In 1997 Sebald delivered a series of lectures in Zurich on the baffling absence in postwar German writing of any reference to this national trauma. On the Natural History of Destruction follows on from these lectures. Germans, writes Sebald,

are a nation strikingly blind to history and lacking in tradition…. And when we turn to take a backward view, particularly of the years 1930 to 1950, we are always looking and looking away at the same time.

Sebald gives us glimpses of horror mostly taken from Hans Erich Nossack’s Interview mit dem Tode (Interview with the Dead) — the dead being the traumatised survivors. A woman arrives as a refugee in a German village with the charred body of her baby in her suitcase; vermin are glutted on the corpses — fat rats, finger-length maggots and swarms of flies, ‘huge and iridescent green’.
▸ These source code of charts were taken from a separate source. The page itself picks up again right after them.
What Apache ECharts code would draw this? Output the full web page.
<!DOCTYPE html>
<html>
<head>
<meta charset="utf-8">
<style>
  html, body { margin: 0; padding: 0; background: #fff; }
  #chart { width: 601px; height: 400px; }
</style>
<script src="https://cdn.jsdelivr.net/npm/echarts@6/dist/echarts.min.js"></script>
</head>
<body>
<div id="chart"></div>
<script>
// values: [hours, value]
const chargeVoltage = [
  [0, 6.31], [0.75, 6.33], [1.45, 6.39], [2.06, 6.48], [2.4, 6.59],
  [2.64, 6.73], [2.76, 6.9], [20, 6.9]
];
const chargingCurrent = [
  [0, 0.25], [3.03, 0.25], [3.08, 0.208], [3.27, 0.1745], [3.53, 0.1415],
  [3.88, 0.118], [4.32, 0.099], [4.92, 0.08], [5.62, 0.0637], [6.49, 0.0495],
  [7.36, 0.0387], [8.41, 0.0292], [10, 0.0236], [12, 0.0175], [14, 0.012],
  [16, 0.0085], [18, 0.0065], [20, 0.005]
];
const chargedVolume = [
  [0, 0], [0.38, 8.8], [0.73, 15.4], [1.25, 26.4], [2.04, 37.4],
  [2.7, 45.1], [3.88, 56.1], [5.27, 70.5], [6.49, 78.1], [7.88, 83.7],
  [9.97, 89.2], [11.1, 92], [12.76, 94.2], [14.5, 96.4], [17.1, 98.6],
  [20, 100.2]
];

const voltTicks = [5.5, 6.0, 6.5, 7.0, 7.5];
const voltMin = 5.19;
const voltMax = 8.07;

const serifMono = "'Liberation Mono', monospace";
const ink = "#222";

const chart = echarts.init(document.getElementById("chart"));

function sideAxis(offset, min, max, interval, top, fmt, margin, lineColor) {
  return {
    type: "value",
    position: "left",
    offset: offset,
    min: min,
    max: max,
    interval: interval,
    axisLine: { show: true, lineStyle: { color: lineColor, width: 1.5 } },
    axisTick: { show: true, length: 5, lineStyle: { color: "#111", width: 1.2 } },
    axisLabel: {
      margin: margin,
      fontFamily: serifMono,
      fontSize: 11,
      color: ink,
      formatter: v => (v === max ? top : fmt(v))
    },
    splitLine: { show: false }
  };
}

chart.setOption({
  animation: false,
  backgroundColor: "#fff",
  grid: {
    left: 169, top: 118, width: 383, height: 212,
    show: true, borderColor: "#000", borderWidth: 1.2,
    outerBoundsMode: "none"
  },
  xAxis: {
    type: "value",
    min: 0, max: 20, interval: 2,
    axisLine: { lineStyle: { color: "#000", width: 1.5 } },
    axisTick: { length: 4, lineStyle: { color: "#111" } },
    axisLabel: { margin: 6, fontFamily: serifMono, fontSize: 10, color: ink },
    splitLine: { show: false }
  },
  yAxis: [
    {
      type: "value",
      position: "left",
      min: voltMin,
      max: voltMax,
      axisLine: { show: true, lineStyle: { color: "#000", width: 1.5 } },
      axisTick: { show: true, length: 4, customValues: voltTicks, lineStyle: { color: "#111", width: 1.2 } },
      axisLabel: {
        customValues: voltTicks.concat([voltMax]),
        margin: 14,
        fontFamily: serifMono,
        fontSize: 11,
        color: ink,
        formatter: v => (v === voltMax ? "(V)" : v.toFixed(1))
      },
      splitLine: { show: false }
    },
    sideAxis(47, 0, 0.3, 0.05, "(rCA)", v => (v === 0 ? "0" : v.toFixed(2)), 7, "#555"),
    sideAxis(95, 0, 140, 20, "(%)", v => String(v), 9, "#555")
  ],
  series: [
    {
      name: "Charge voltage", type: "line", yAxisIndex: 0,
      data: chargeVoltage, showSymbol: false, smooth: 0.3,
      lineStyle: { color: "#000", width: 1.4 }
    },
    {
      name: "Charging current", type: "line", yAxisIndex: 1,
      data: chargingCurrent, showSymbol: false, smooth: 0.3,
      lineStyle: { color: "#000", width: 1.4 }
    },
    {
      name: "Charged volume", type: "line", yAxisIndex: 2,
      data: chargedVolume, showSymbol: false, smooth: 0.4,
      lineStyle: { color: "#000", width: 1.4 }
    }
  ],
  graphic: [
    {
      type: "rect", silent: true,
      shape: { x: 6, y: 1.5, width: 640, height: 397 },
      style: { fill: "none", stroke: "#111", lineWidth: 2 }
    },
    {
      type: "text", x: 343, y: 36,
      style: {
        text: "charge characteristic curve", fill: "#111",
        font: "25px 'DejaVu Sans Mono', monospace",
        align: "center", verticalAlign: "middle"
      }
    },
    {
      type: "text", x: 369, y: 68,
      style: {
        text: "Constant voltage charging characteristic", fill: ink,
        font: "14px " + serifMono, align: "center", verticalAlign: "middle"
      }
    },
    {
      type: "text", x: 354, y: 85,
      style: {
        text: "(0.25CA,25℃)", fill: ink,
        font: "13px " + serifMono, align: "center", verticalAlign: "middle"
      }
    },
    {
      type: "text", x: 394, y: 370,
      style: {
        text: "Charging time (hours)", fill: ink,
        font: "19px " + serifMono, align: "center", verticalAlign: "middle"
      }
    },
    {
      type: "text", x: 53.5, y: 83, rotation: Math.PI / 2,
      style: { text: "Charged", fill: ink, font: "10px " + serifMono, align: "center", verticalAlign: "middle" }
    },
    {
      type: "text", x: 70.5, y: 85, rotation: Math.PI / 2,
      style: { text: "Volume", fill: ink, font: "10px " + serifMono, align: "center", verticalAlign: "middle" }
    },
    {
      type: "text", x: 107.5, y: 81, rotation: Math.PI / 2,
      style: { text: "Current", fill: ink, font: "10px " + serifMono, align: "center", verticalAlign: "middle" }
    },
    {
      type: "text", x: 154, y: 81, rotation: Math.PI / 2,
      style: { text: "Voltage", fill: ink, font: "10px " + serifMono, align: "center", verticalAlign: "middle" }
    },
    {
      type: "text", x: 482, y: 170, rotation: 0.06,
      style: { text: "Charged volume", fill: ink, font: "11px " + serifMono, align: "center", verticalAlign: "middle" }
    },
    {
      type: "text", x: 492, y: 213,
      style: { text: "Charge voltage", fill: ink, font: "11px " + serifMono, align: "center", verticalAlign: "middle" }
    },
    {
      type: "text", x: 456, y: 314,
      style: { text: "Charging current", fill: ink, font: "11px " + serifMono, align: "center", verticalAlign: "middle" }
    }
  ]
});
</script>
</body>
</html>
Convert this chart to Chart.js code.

But Nossack’s book was documentary.  Why have German novelists and essayists failed to address such a critical event in their nation’s recent history? The answer seems to be that it is difficult for those traumatised to know what to think, and so what to say, when a people have brought such a tragedy on themselves. Chateaubriand, as Sebald points out, wrote about the horrors suffered by Napoleon’s Grand Armée during its retreat from Moscow, but he was not there. Stendhal, who was, wrote nothing.

Sebald illustrates his essay as he did The Rings of Saturn with box camera black-and-white snaps: Alain de Botton does the same in some of his books. Included in On the Natural History of Destruction is an essay on Alfred Andersch, a German author ‘plagued with egotism, resentment and rancour’ whose work, like that of many other writers Sebald refers to, may be unfamiliar to English readers.